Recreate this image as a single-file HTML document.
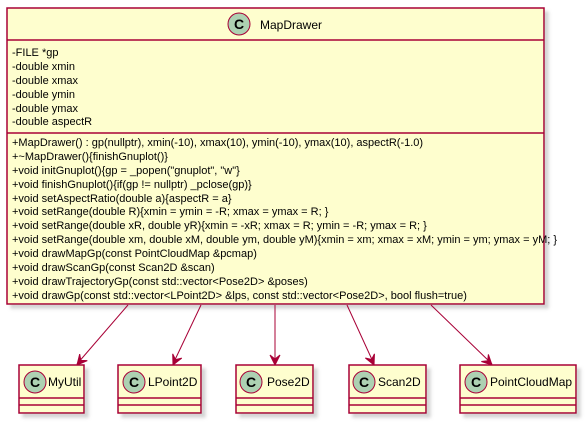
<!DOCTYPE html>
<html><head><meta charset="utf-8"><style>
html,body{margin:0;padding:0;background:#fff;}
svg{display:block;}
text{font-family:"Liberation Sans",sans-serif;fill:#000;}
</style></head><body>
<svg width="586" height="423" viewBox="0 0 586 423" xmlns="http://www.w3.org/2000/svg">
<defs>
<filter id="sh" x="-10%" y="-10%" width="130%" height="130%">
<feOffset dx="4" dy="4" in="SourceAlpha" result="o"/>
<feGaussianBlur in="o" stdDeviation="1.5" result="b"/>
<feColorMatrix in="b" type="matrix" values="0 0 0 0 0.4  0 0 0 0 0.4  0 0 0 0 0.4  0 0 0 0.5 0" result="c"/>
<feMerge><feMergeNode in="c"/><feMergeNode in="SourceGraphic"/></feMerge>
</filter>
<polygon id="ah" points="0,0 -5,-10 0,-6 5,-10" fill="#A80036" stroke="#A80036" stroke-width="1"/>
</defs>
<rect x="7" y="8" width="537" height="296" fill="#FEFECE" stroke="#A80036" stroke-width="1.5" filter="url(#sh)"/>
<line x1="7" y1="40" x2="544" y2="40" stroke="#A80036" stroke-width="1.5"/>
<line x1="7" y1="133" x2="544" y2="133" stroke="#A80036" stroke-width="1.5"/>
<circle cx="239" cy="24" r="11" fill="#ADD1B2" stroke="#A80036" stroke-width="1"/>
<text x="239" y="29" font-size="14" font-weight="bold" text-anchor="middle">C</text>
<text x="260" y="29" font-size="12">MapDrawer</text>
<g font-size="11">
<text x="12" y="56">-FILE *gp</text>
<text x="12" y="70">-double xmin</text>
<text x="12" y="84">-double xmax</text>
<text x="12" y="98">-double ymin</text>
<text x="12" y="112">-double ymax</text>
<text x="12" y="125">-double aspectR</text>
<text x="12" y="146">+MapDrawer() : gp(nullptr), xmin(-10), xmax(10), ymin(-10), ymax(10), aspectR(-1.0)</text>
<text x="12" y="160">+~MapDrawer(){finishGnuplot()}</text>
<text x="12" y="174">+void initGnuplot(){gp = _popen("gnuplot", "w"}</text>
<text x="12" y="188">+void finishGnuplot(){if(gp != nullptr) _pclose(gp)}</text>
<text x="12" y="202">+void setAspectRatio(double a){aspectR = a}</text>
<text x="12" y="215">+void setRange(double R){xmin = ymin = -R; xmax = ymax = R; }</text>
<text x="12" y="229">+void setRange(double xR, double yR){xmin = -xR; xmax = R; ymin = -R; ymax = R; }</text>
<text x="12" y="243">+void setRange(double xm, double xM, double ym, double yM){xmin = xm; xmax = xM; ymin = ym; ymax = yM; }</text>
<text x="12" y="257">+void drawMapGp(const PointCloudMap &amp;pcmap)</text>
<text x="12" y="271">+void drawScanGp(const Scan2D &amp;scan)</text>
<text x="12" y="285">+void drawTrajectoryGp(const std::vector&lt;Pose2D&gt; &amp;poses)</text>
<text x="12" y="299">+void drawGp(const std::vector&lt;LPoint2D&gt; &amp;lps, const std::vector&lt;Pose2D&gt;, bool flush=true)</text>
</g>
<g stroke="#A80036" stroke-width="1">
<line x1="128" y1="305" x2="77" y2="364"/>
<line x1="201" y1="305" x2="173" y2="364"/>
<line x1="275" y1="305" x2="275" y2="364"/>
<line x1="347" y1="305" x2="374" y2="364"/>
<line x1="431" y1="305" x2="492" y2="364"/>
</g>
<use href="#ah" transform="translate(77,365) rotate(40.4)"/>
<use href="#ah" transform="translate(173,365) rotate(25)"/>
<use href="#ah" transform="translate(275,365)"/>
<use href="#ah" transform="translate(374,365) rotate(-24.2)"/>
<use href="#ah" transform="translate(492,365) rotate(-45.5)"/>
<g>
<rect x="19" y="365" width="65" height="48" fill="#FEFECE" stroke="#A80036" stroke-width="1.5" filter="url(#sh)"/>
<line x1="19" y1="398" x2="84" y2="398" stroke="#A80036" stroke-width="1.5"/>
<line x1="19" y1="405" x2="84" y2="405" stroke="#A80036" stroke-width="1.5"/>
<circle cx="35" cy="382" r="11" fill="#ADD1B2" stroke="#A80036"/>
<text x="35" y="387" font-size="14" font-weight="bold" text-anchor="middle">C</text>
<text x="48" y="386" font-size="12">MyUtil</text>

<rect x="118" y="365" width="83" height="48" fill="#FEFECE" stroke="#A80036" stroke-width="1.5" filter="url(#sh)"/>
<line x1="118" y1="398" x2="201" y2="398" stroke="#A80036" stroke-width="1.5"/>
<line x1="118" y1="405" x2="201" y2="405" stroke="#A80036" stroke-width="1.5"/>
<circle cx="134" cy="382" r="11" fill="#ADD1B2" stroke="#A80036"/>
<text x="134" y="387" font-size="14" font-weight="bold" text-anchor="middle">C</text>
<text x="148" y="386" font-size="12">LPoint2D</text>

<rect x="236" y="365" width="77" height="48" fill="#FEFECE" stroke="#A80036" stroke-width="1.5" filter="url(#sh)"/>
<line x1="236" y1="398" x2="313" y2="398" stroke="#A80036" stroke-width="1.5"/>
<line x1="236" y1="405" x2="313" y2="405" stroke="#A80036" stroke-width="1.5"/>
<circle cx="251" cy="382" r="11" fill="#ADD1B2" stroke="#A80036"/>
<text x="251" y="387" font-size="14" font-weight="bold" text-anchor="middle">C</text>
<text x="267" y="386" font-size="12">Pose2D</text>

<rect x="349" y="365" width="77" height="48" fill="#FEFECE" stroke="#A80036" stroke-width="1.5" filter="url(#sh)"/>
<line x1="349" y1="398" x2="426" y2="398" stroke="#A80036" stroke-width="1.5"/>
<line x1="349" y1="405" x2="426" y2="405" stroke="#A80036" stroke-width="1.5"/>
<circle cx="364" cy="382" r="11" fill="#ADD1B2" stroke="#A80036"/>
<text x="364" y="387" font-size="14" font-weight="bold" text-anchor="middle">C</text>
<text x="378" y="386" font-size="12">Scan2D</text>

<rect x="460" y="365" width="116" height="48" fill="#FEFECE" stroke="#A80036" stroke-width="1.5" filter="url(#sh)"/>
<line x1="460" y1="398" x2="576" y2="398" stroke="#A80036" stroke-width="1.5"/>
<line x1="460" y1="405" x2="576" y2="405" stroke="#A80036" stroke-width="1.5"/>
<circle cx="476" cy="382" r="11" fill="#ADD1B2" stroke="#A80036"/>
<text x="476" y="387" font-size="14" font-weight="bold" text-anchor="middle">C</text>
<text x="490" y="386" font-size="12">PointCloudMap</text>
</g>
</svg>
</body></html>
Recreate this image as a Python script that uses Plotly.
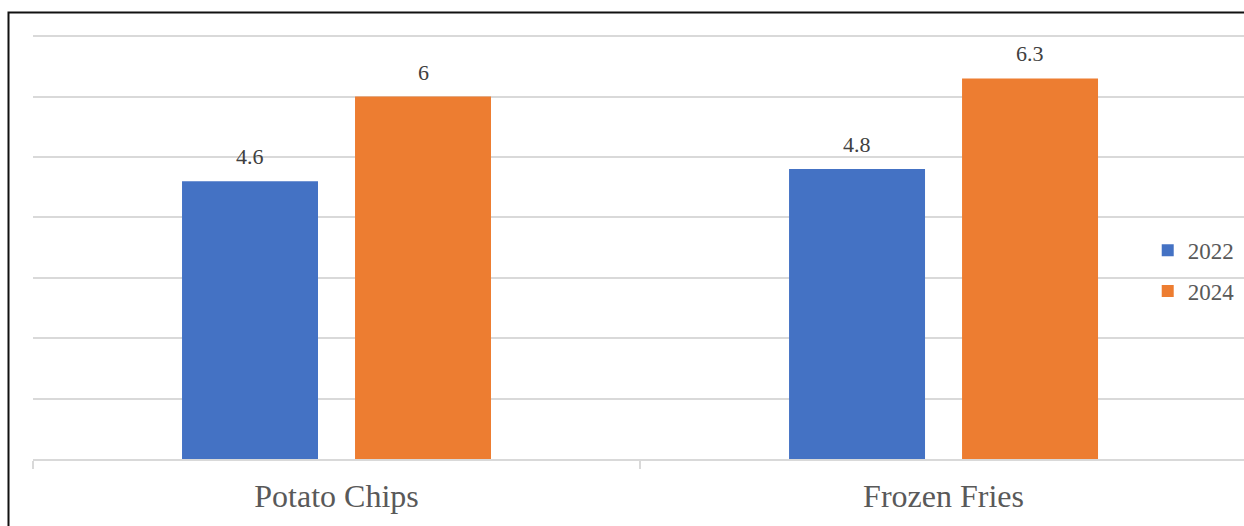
==*==
• _Set exercise_:
Above are lines of data; state how many of them contain the word "this", with no other output.

• _Task answer_:
2